Avoiding Landmines: Tips to Consider When Choosing a VCT

With less than a month to go until the end of the tax year, this is probably the last chance for another year for your clients to select a venture capital trust.

There is a vast array of VCT options available so what should advisers look for and what does the sector offer to best meet specific client needs?

VCTs fall in to four main categories for investors: Generalist, Planned Exit, AIM, and Specialist. Each category has its particular characteristics, determined by the nature of the underlying investments the VCT manager makes.

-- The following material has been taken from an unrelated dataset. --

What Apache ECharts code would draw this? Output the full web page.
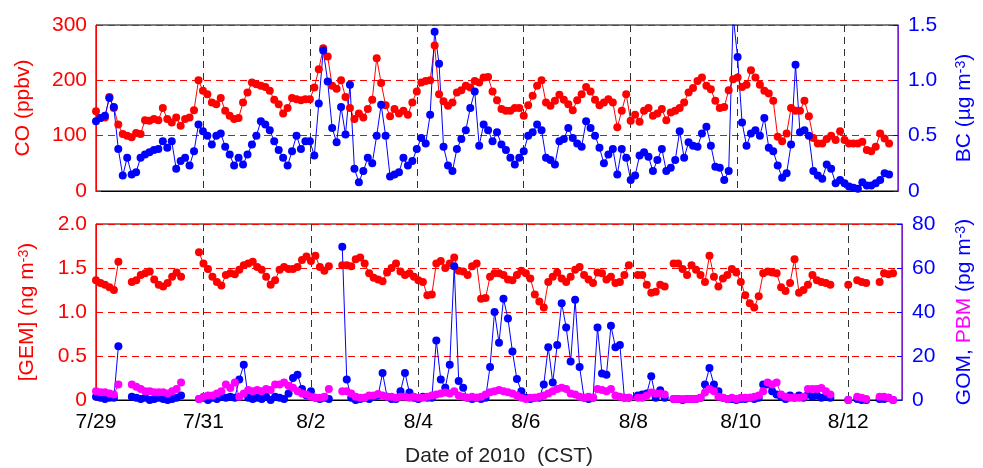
<!DOCTYPE html>
<html>
<head>
<meta charset="utf-8">
<script src="https://cdn.jsdelivr.net/npm/echarts@6/dist/echarts.min.js"></script>
<style>
  html, body { margin: 0; padding: 0; background: #fff; }
  #chart { width: 983px; height: 468px; }
</style>
</head>
<body>
<div id="chart"></div>
<script>
// Tick labels for the shared time axis (every 2 days from 7/29)
const dateLabels = ['7/29', '7/31', '8/2', '8/4', '8/6', '8/8', '8/10', '8/12'];
// Observations are 2-hourly, starting 7/29 00:00 (x in days)
const stepDays = 1 / 12;

// CO (ppbv)
const co = [
  144,132,133,170,150,120,103,100,97,105,103,128,
  127,130,128,150,130,124,133,118,130,133,146,200,
  181,175,160,157,168,145,136,130,132,160,178,196,
  193,190,188,181,165,157,140,150,168,166,164,166,
  166,187,220,258,243,190,185,200,170,150,130,140,
  133,148,165,240,195,155,135,148,140,145,138,160,
  180,196,199,200,263,175,162,154,160,178,182,190,
  187,199,196,205,206,180,164,148,145,145,150,150,
  136,155,172,190,200,160,154,163,174,165,157,146,
  164,175,188,180,165,155,160,166,160,115,145,175,
  127,138,125,145,150,136,140,148,128,142,145,150,
  160,178,186,199,205,190,184,163,150,152,182,202,
  205,188,192,218,205,192,181,176,163,98,90,104,
  150,145,145,163,135,96,86,86,94,100,92,108,
  92,86,86,86,89,74,72,80,104,95,86
];

// BC (ug m-3)
const bc = [
  0.63,0.66,0.68,0.84,0.76,0.38,0.14,0.30,0.15,0.17,0.30,0.33,
  0.35,0.37,0.38,0.45,0.39,0.45,0.20,0.27,0.30,0.23,0.36,0.60,
  0.54,0.50,0.42,0.50,0.52,0.40,0.33,0.23,0.30,0.24,0.33,0.42,
  0.50,0.63,0.60,0.55,0.45,0.37,0.30,0.23,0.36,0.50,0.38,0.45,
  0.45,0.32,0.79,1.27,0.99,0.57,0.44,0.76,0.51,0.96,0.20,0.08,
  0.18,0.30,0.25,0.50,0.78,0.50,0.13,0.15,0.17,0.30,0.23,0.27,
  0.38,0.48,0.43,0.69,1.44,1.15,0.40,0.23,0.18,0.38,0.47,0.55,
  0.75,0.90,0.41,0.60,0.55,0.45,0.53,0.42,0.37,0.30,0.24,0.30,
  0.36,0.50,0.53,0.60,0.55,0.30,0.28,0.24,0.45,0.47,0.57,0.48,
  0.43,0.40,0.63,0.57,0.50,0.39,0.25,0.33,0.38,0.15,0.38,0.30,
  0.10,0.14,0.32,0.35,0.31,0.18,0.28,0.38,0.18,0.21,0.28,0.54,
  0.30,0.44,0.41,0.40,0.52,0.58,0.41,0.22,0.21,0.10,0.18,1.58,
  1.21,0.62,0.41,0.52,0.55,0.50,0.66,0.39,0.36,0.23,0.12,0.16,
  0.42,1.14,0.53,0.55,0.50,0.18,0.14,0.11,0.24,0.20,0.07,0.10,
  0.07,0.04,0.03,0.02,0.08,0.05,0.05,0.07,0.10,0.16,0.15
];

// GEM (ng m-3); null = no measurement
const gem = [
  1.36,1.33,1.31,1.28,1.25,1.57,null,null,1.34,1.36,1.42,1.44,
  1.46,1.37,1.31,1.29,1.33,1.40,1.45,1.40,null,null,null,1.68,
  1.55,1.49,1.40,1.34,1.30,1.42,1.44,1.43,1.48,1.53,1.55,1.57,
  1.51,1.48,1.40,1.31,1.36,1.48,1.51,1.49,1.49,1.51,1.59,1.63,
  1.58,1.64,1.51,1.47,1.52,null,null,1.53,1.53,1.52,1.60,1.62,
  1.55,1.44,1.39,1.37,1.35,1.45,1.50,1.55,1.46,1.42,1.44,1.40,
  1.36,1.34,1.19,1.20,1.55,1.58,1.50,1.55,1.62,1.47,1.46,1.42,
  1.52,1.55,1.15,1.16,1.40,1.44,1.44,1.42,1.37,1.36,1.42,1.47,
  1.44,1.38,1.20,1.12,1.05,1.34,1.40,1.45,1.38,1.34,1.40,1.48,
  1.51,1.42,1.37,1.33,1.45,1.44,1.37,1.40,1.33,1.34,1.42,1.53,
  null,1.42,1.42,1.31,1.22,1.23,1.31,1.29,null,1.55,1.55,1.49,
  1.42,1.53,1.48,1.42,1.34,1.64,1.40,1.29,1.38,1.42,1.49,1.45,
  1.34,1.19,1.10,1.05,1.18,1.44,1.46,1.45,1.44,1.28,1.24,1.33,
  1.60,1.22,1.25,1.31,1.42,1.36,1.34,1.33,1.31,null,null,null,
  1.31,null,1.36,1.34,1.33,null,null,1.34,1.44,1.43,1.44
];

// GOM (pg m-3)
const gom = [
  1.5,1.0,0.5,1.0,1.0,24.4,null,null,1.5,1.0,0.5,1.0,
  0.0,0.5,1.0,0.5,0.0,0.5,1.0,2.0,null,null,null,0.5,
  1.0,0.0,1.0,0.5,1.5,1.0,1.5,1.0,9.3,16,1.0,0.5,
  1.0,0.5,1.5,0.0,1.5,1.0,0.5,3.0,10,11.5,5,2,
  4,1.0,0.5,1.0,0.5,null,null,69.7,9.3,1.0,0.0,0.5,
  1.0,0.5,1.5,2.0,12.3,1.5,0.5,0.5,4,12.3,3.4,1.0,
  0.5,1.5,1.0,1.0,27,9.3,5.6,16,60.8,8.6,5.6,1.0,
  0.5,1.0,0.5,1.0,15,40,26,46,37,22,9.5,4,
  1.0,0.5,1.0,1.0,7,24,8,25,44,33,17.5,45.6,
  15,1.0,0.5,1.0,33,12,11.5,33.7,24,25,1.0,1.0,
  null,2,2.5,3,10.8,1.0,4.4,1.0,null,0.5,0.5,0.0,
  0.5,0.5,0.5,1.0,7,14.5,7,4,1.0,0.5,0.5,0.0,
  0.5,0.5,1.0,0.5,1.0,7,7,4,2.5,1.5,0.5,2.0,
  1.0,2.0,1.0,2.5,1.5,2.0,1.0,1.5,1.0,null,null,null,
  0.0,null,0.5,0.0,0.0,null,null,0.5,0.5,1.0,0.0
];

// PBM (pg m-3)
const pbm = [
  4,3.5,3.5,3,2.5,7,null,null,7,6,5,4,
  4,3.5,3.5,3.5,3,4,5,8,null,null,null,0.5,
  1.5,2,2,3,4,7,5.5,8,1.5,3,4.5,4,
  4.5,4,5,4.5,7,7,8,6.5,5.6,4,3,2.5,
  1.5,1,1,1.5,5,null,null,4,4,3,1.5,1,
  1,2,2,2.7,2,1.5,1.5,1,1.5,1.5,1,1.5,
  1,1,1.5,2,2.5,3,3.4,3,4,2,1.5,1,
  1.5,1,1.5,2.5,3.5,4,4.5,4,3.5,3,2,1,
  0.5,1,1,1.5,2,3,4,5,5.6,5,3,2.5,
  1.5,1,1.5,1,5,4.5,4,5,2,1.5,1,1,
  null,1,1,2,3.4,3,3,2.5,null,0.5,0.5,0.5,
  0.5,0.5,0.5,1,3.4,5,4,1.5,1,0.5,1,0.5,
  1,1,1,1.5,2,4,8,7,8,2.5,1.5,1,
  1,1,1.5,5,5,5,5.5,4,2.5,null,null,null,
  0,null,1.5,1,0.5,null,null,1.5,1.5,1,0
];

const FONT = '"Liberation Sans", Arial, sans-serif';
const RED = '#ff0000', BLUE = '#0000ff', MAGENTA = '#ff00ff', VIOLET = '#7a1fd0';
const DASH = [7, 5];

const toPairs = arr => arr.map((v, i) => [i * stepDays, v]);
const decimalFmt = v => (v === 0 ? '0' : v.toFixed(1));
const dateFmt = v => (v % 2 === 0 && v / 2 < dateLabels.length ? dateLabels[v / 2] : '');

function timeAxis(gridIndex, withLabels) {
  return {
    gridIndex, type: 'value', min: 0, max: 15, interval: 2,
    axisLine: { show: true, onZero: false, lineStyle: { color: '#000', width: 1 } },
    axisTick: { show: false },
    axisLabel: { show: withLabels, formatter: dateFmt, fontSize: 21, color: '#000',
                 fontFamily: FONT, margin: 12, showMaxLabel: false },
    splitLine: { show: true, lineStyle: { color: '#333', type: DASH, width: 1 } },
    name: withLabels ? 'Date of 2010  (CST)' : '',
    nameLocation: 'middle', nameGap: 46,
    nameTextStyle: { fontSize: 21, color: '#222', fontFamily: FONT }
  };
}

function dotSeries(data, color, xi, yi) {
  return {
    type: 'line', xAxisIndex: xi, yAxisIndex: yi, data: toPairs(data),
    symbol: 'circle', symbolSize: 8, showAllSymbol: true, clip: true,
    connectNulls: false, animation: false,
    itemStyle: { color }, lineStyle: { color, width: 1 }
  };
}

const chart = echarts.init(document.getElementById('chart'), null, { renderer: 'canvas' });
chart.setOption({
  backgroundColor: '#fff',
  animation: false,
  textStyle: { fontFamily: FONT },
  grid: [
    { left: 96, right: 81, top: 25, height: 166, show: true, borderColor: '#000', borderWidth: 1, backgroundColor: 'transparent' },
    { left: 96, right: 81, top: 224, height: 179, show: true, borderColor: '#000', borderWidth: 1, backgroundColor: 'transparent' }
  ],
  xAxis: [timeAxis(0, false), timeAxis(1, true)],
  yAxis: [
    {
      gridIndex: 0, type: 'value', position: 'left', min: 0, max: 300, interval: 100,
      axisLine: { show: true, lineStyle: { color: RED } },
      axisTick: { show: true, inside: true, length: 5, lineStyle: { color: RED } },
      axisLabel: { color: RED, fontSize: 21, fontFamily: FONT, margin: 9 },
      splitLine: { show: true, lineStyle: { color: RED, type: DASH } },
      name: 'CO (ppbv)', nameLocation: 'middle', nameGap: 62, nameRotate: 90,
      nameTextStyle: { color: RED, fontSize: 21, fontFamily: FONT }
    },
    {
      gridIndex: 0, type: 'value', position: 'right', min: 0, max: 1.5, interval: 0.5,
      axisLine: { show: true, lineStyle: { color: VIOLET } },
      axisTick: { show: true, inside: true, length: 5, lineStyle: { color: BLUE } },
      axisLabel: { color: BLUE, fontSize: 21, fontFamily: FONT, margin: 10, formatter: decimalFmt },
      splitLine: { show: false },
      name: '{a|BC (\u00b5g m}{s|-3}{a|)}', nameLocation: 'middle', nameGap: 56, nameRotate: 90,
      nameTextStyle: {
        rich: {
          a: { color: BLUE, fontSize: 21, fontFamily: FONT },
          s: { color: BLUE, fontSize: 14, fontFamily: FONT, verticalAlign: 'top' }
        }
      }
    },
    {
      gridIndex: 1, type: 'value', position: 'left', min: 0, max: 2, interval: 0.5,
      axisLine: { show: true, lineStyle: { color: RED } },
      axisTick: { show: true, inside: true, length: 5, lineStyle: { color: RED } },
      axisLabel: { color: RED, fontSize: 21, fontFamily: FONT, margin: 9, formatter: decimalFmt },
      splitLine: { show: true, lineStyle: { color: RED, type: DASH } },
      name: '{a|[GEM] (ng m}{s|-3}{a|)}', nameLocation: 'middle', nameGap: 58, nameRotate: 90,
      nameTextStyle: {
        rich: {
          a: { color: RED, fontSize: 21, fontFamily: FONT },
          s: { color: RED, fontSize: 14, fontFamily: FONT, verticalAlign: 'top' }
        }
      }
    },
    {
      gridIndex: 1, type: 'value', position: 'right', min: 0, max: 80, interval: 20,
      axisLine: { show: true, lineStyle: { color: VIOLET } },
      axisTick: { show: true, inside: true, length: 5, lineStyle: { color: BLUE } },
      axisLabel: { color: BLUE, fontSize: 21, fontFamily: FONT, margin: 10 },
      splitLine: { show: false },
      name: '{b|GOM, }{m|PBM}{b| (pg m}{s|-3}{b|)}', nameLocation: 'middle', nameGap: 52, nameRotate: 90,
      nameTextStyle: {
        rich: {
          b: { color: BLUE, fontSize: 21, fontFamily: FONT },
          m: { color: MAGENTA, fontSize: 21, fontFamily: FONT },
          s: { color: BLUE, fontSize: 14, fontFamily: FONT, verticalAlign: 'top' }
        }
      }
    }
  ],
  series: [
    dotSeries(co, RED, 0, 0),
    dotSeries(bc, BLUE, 0, 1),
    dotSeries(gem, RED, 1, 2),
    dotSeries(gom, BLUE, 1, 3),
    dotSeries(pbm, MAGENTA, 1, 3)
  ]
});
</script>
</body>
</html>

Generalist VCTs invest into the equity of qualifying companies, which maximises the upside potential but the exit from each investment is determined by another party buying that equity – hopefully at a higher price than what the manager paid for it originally.

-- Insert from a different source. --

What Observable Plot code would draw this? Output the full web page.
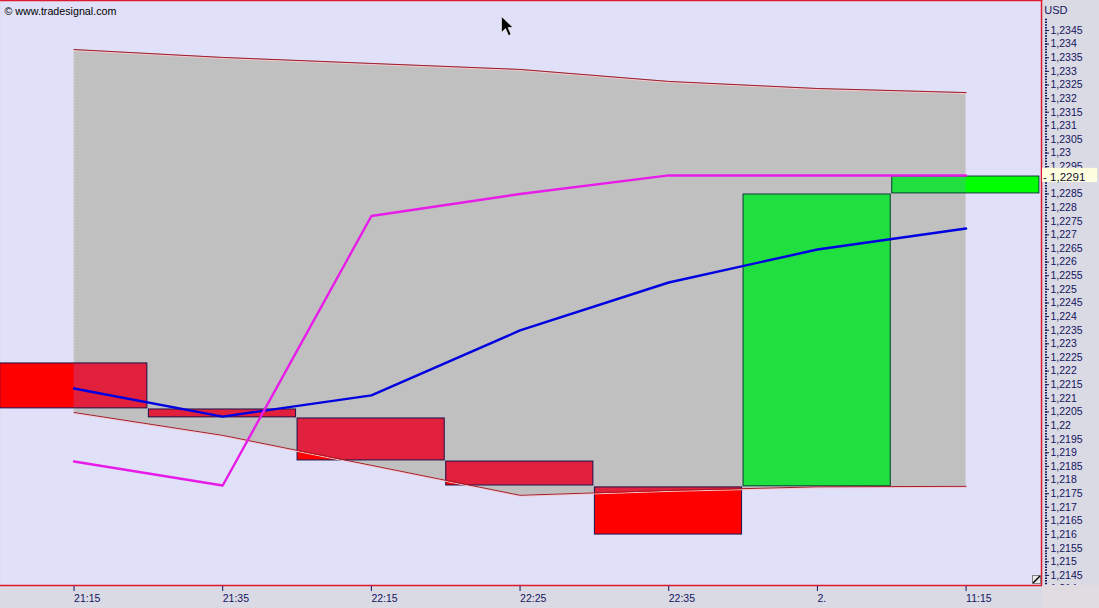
<!DOCTYPE html>
<html>
<head>
<meta charset="utf-8">
<script src="https://cdn.jsdelivr.net/npm/d3@7"></script>
<script src="https://cdn.jsdelivr.net/npm/@observablehq/plot@0.6"></script>
<style>
html,body{margin:0;padding:0;background:#dadae4;overflow:hidden;width:1099px;height:608px;position:relative}
#chart svg{display:block}
.ov{position:absolute}
</style>
</head>
<body>
<div id="chart"></div>
<div class="ov" style="left:1042px;top:585px;width:57px;height:23px;background:#e0dce2"></div>
<svg class="ov" style="left:1032px;top:575px" width="9" height="9"><rect x="0.5" y="0.5" width="8" height="8" fill="#e8e8e8" stroke="#808080"/><path d="M1 8L8 1" stroke="#000" stroke-width="1.4"/></svg>
<svg class="ov" style="left:500px;top:15px" width="14" height="23"><path d="M1.5 1.5V17.5L5.5 13.5L8.5 20.5L11 19.5L8 12.5H13Z" fill="#000" stroke="#fff" stroke-width="0.6"/></svg>
<script>
const xLabels = ["21:15", "21:35", "22:15", "22:25", "22:35", "2.", "11:15"];
const xIdx = [0, 1, 2, 3, 4, 5, 6];
const upper = [1.2338, 1.23351, 1.23329, 1.23307, 1.23263, 1.23237, 1.23222];
const lower = [1.22048, 1.21964, 1.21854, 1.21744, 1.21762, 1.21775, 1.21777];
const blue = [1.22136, 1.22033, 1.22111, 1.22349, 1.22525, 1.22646, 1.22723];
const magenta = [1.21868, 1.2178, 1.22769, 1.2285, 1.22918, 1.22918, 1.22918];
const candleHigh = [1.22228, 1.22059, 1.22026, 1.21868, 1.21773, 1.22848, 1.22914];
const candleLow = [1.22063, 1.2203, 1.21872, 1.2178, 1.216, 1.21777, 1.22852];
const candleUp = [false, false, false, false, false, true, true];
const yTicks = [1.214, 1.2145, 1.215, 1.2155, 1.216, 1.2165, 1.217, 1.2175, 1.218, 1.2185, 1.219, 1.2195, 1.22, 1.2205, 1.221, 1.2215, 1.222, 1.2225, 1.223, 1.2235, 1.224, 1.2245, 1.225, 1.2255, 1.226, 1.2265, 1.227, 1.2275, 1.228, 1.2285, 1.2295, 1.23, 1.2305, 1.231, 1.2315, 1.232, 1.2325, 1.233, 1.2335, 1.234, 1.2345];
const minorTicks = d3.range(12141, 12350).map(d => d / 10000);
const lastPrice = 1.2291;

const series = xIdx.map(i => ({i, upper: upper[i], lower: lower[i], blue: blue[i], magenta: magenta[i]}));
const candles = xIdx.map(i => ({x1: i - 0.5, x2: i + 0.5, hi: candleHigh[i], lo: candleLow[i], up: candleUp[i]}));

const NAVY = "#14145f", RED = "#e01a2c";

function clipToBand(index, scales, values, dimensions, context, next) {
  const g = next(index, scales, values, dimensions, context);
  const path = d3.area().x(d => scales.x(d.i)).y0(d => scales.y(d.lower)).y1(d => scales.y(d.upper))(series);
  const ns = "http://www.w3.org/2000/svg";
  const cp = document.createElementNS(ns, "clipPath");
  cp.setAttribute("id", "bandclip");
  const p = document.createElementNS(ns, "path");
  p.setAttribute("d", path);
  cp.appendChild(p);
  g.insertBefore(cp, g.firstChild);
  g.setAttribute("clip-path", "url(#bandclip)");
  return g;
}

const rectOpts = {x1: "x1", x2: "x2", y1: "lo", y2: "hi", insetLeft: 0.5, insetRight: 1};

const chart = Plot.plot({
  width: 1099, height: 608,
  marginLeft: 0, marginRight: 58, marginTop: 0, marginBottom: 23,
  style: {background: "transparent", fontFamily: "'Liberation Sans', Arial, sans-serif", fontSize: "11px"},
  x: {type: "linear", domain: [-0.4947, 6.5074], range: [0, 1041], label: null},
  y: {type: "linear", domain: [1.21413, 1.2356], range: [585, 0], label: null},
  marks: [
    Plot.frame({fill: "#e0e0f8", stroke: "none"}),
    Plot.areaY(series, {x: "i", y1: "lower", y2: "upper", fill: "#c0c0c0"}),
    Plot.ruleX([series[0], series[6]], {x: "i", y1: "lower", y2: "upper", stroke: "#e6dce4", strokeWidth: 1, strokeDasharray: "1 2"}),
    Plot.rect(candles, {...rectOpts, fill: d => d.up ? "#00ff00" : "#ff0000"}),
    Plot.rect(candles, {...rectOpts, fill: d => d.up ? "#20e040" : "#e0203c", render: clipToBand}),
    Plot.rect(candles, {...rectOpts, fill: "none", stroke: d => d.up ? "#0e3a3a" : "#1c1650", strokeWidth: 1}),
    Plot.line(series, {x: "i", y: "upper", stroke: "#f8c8d0", strokeWidth: 1, dy: 1}),
    Plot.line(series, {x: "i", y: "lower", stroke: "#f8c8d0", strokeWidth: 1, dy: 1}),
    Plot.line(series, {x: "i", y: "upper", stroke: "#a01c28", strokeWidth: 1}),
    Plot.line(series, {x: "i", y: "lower", stroke: "#a01c28", strokeWidth: 1}),
    Plot.line(series, {x: "i", y: "blue", stroke: "#0000e0", strokeWidth: 2.4}),
    Plot.line(series, {x: "i", y: "magenta", stroke: "#e81ce8", strokeWidth: 2.4}),
    Plot.frame({anchor: "top", stroke: RED, strokeWidth: 1.5}),
    Plot.frame({anchor: "right", stroke: RED, strokeWidth: 1.5}),
    Plot.frame({anchor: "bottom", stroke: RED, strokeWidth: 1.5}),
    Plot.axisY({anchor: "right", ticks: minorTicks, tickSize: 2, dx: 3, strokeWidth: 1.5, stroke: NAVY, text: null, label: null, tickFormat: null}),
    Plot.axisY({anchor: "right", ticks: yTicks, tickSize: 4, dx: 3, tickPadding: 2, stroke: NAVY, fill: NAVY, label: null,
      tickFormat: d => String(d).replace(".", ","), fontSize: 10.5}),
    Plot.axisX({anchor: "bottom", ticks: xIdx, tickSize: 5, tickPadding: 3, dy: 1, stroke: NAVY, fill: NAVY, label: null,
      textAnchor: "start", tickFormat: i => xLabels[i], fontSize: 10.5}),
    Plot.rect([{x1: 6.515, x2: 6.885, y1: 1.22892, y2: 1.22944}], {x1: "x1", x2: "x2", y1: "y1", y2: "y2", fill: "#ffffe0"}),
    Plot.text([lastPrice], {x: 6.518, y: d => d, text: d => "- " + String(d).replace(".", ","), textAnchor: "start", fill: "#101030", fontSize: 11.5}),
    Plot.text(["USD"], {frameAnchor: "top-right", dx: 26, dy: 6, text: d => d, textAnchor: "end", fill: NAVY, fontSize: 11}),
    Plot.text(["© www.tradesignal.com"], {frameAnchor: "top-left", dx: 4, dy: 7, text: d => d, textAnchor: "start", fill: "#000", fontSize: 10.7})
  ]
});
document.getElementById("chart").appendChild(chart);
</script>
</body>
</html>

Planned Exit VCTs on the other hand typically make investments in the form of secured loans to qualifying companies. This limits the upside, but means that the manager has more control over the timing of exits from the fund’s investments, and hence has more ability to achieve cash distributions to investors on time. Often this suits investors choosing a VCT to access the tax relief rather than positively to select venture capital as a sector in which to invest. Advisers should be looking to match the VCT to the client’s objectives of risk versus reward.

Against a backdrop of an improving economy and a resurgent market, AIM VCTs seem to becoming more popular again. These VCTs can only invest in new AIM shares and short-term income is not always guaranteed.

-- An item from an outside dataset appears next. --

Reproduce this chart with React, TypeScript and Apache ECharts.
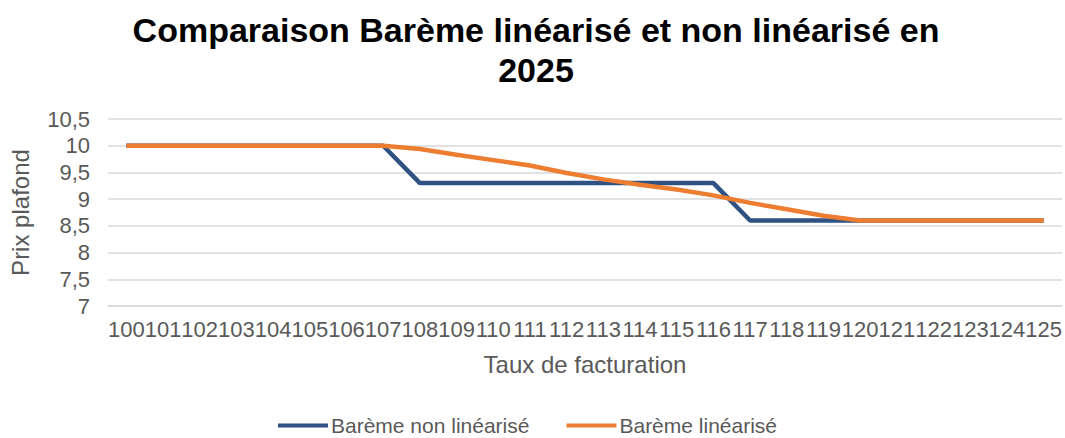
import React, { useEffect, useRef } from "react";
import * as echarts from "echarts";

const categories = [
  "100", "101", "102", "103", "104", "105", "106", "107", "108", "109", "110", "111", "112",
  "113", "114", "115", "116", "117", "118", "119", "120", "121", "122", "123", "124", "125",
];
const nonLinearise = [
  10, 10, 10, 10, 10, 10, 10, 10, 9.3, 9.3, 9.3, 9.3, 9.3,
  9.3, 9.3, 9.3, 9.3, 8.6, 8.6, 8.6, 8.6, 8.6, 8.6, 8.6, 8.6, 8.6,
];
const linearise = [
  10, 10, 10, 10, 10, 10, 10, 10, 9.94, 9.83, 9.73, 9.63, 9.49,
  9.37, 9.27, 9.18, 9.07, 8.93, 8.81, 8.69, 8.6, 8.6, 8.6, 8.6, 8.6, 8.6,
];
const seriesNames = ["Barème non linéarisé", "Barème linéarisé"];
const titleText = "Comparaison Barème linéarisé et non linéarisé en\n2025";
const xAxisName = "Taux de facturation";
const yAxisName = "Prix plafond";

const FONT = "'Liberation Sans', Arial, sans-serif";
const GRAY = "#595959";

export default function App() {
  const ref = useRef<HTMLDivElement>(null);
  useEffect(() => {
    document.body.style.margin = "0";
    if (!ref.current) return;
    const chart = echarts.init(ref.current, undefined, { renderer: "svg" });
    chart.setOption({
      animation: false,
      backgroundColor: "#ffffff",
      textStyle: { fontFamily: FONT },
      graphic: [
        {
          type: "text",
          x: 536,
          y: 10,
          style: {
            text: titleText,
            fontFamily: FONT,
            fontSize: 34,
            fontWeight: "bold",
            fill: "#000000",
            lineHeight: 40,
            textAlign: "center",
            textVerticalAlign: "top",
          },
        },
      ],
      legend: {
        bottom: 2,
        left: 278,
        padding: 0,
        itemGap: 37,
        itemWidth: 50,
        itemHeight: 4,
        icon: "rect",
        textStyle: { fontFamily: FONT, fontSize: 21, color: GRAY, padding: [0, 0, 0, -2] },
        data: seriesNames,
      },
      grid: { left: 104, right: 3, top: 119, bottom: 132 },
      xAxis: {
        type: "category",
        data: categories,
        boundaryGap: true,
        name: xAxisName,
        nameLocation: "middle",
        nameGap: 46,
        nameTextStyle: { fontFamily: FONT, fontSize: 24, color: GRAY },
        axisLine: { show: true, lineStyle: { color: "#D9D9D9", width: 1.5 } },
        axisTick: { show: false },
        axisLabel: { interval: 0, margin: 12, fontFamily: FONT, fontSize: 22, color: GRAY },
      },
      yAxis: {
        type: "value",
        min: 7,
        max: 10.5,
        interval: 0.5,
        name: yAxisName,
        nameLocation: "middle",
        nameGap: 76,
        nameTextStyle: { fontFamily: FONT, fontSize: 24, color: GRAY },
        axisLine: { show: false },
        axisTick: { show: false },
        splitLine: { lineStyle: { color: "#D9D9D9", width: 1.5 } },
        axisLabel: {
          margin: 18,
          fontFamily: FONT,
          fontSize: 22,
          color: GRAY,
          formatter: (v: number) => String(v).replace(".", ","),
        },
      },
      series: [
        {
          name: seriesNames[0],
          type: "line",
          data: nonLinearise,
          symbol: "none",
          lineStyle: { color: "#2F5283", width: 4.5 },
          itemStyle: { color: "#2F5283" },
          z: 2,
        },
        {
          name: seriesNames[1],
          type: "line",
          data: linearise,
          symbol: "none",
          lineStyle: { color: "#ED7D31", width: 4.5 },
          itemStyle: { color: "#ED7D31" },
          z: 3,
        },
      ],
    });
    return () => chart.dispose();
  }, []);
  return <div ref={ref} style={{ width: 1065, height: 438 }} />;
}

Specialist VCTs are focussed on investing into particular sectors e.g. films or renewables. This may help or hinder deal flow. It may also mean that, when the Government changes the rules as it did for solar VCTs  two years ago, they come under pressure to invest too much too quickly.

But having considered your clients’ risk profile, once you have decided on the types of VCT, the question is how to select the most suitable from the group available. There are a number of points which advisers may find useful when assessing the plums from the lemons of the VCT market. 

    • Track record – has the VCT manager displayed consistent returns against their peer group? In particular, what has the dividend stream been over recent years? The ability to pay out tax-free dividends is one of the most effective ways for VCT managers to return capital to shareholders.
    • Size – small VCTs can have a high level of fixed costs, which will impact on the overall performance of the fund.
    • Experience – how long has the manager been investing into smaller companies? Did the manager invest in private equity before they became a VCT manager? Is their due diligence process robust?
    • Exit – how is the shareholder going to be able to realise their investment in the VCT? Does the VCT manager employ an exit mechanism, and if not, do they buy-back shares to minimise the discount to the NAV? It does not impress shareholders to see a high NAV and the shares trading at a large discount to it. Planned Exit VCTs can return capital to shareholders, avoiding the need to sell shares at a discount in the secondary market.
    • Investment plans – if the manager plans to invest much of the money very quickly, for example because a relief is changing, be suspicious.
    • Group size – does the VCT manager just run VCTs, or are they part of a larger group, whose resources and expertise they can draw upon. If VCTs are all they do, are they incentivised to maximise dividends to shareholders if this reduces their assets under management?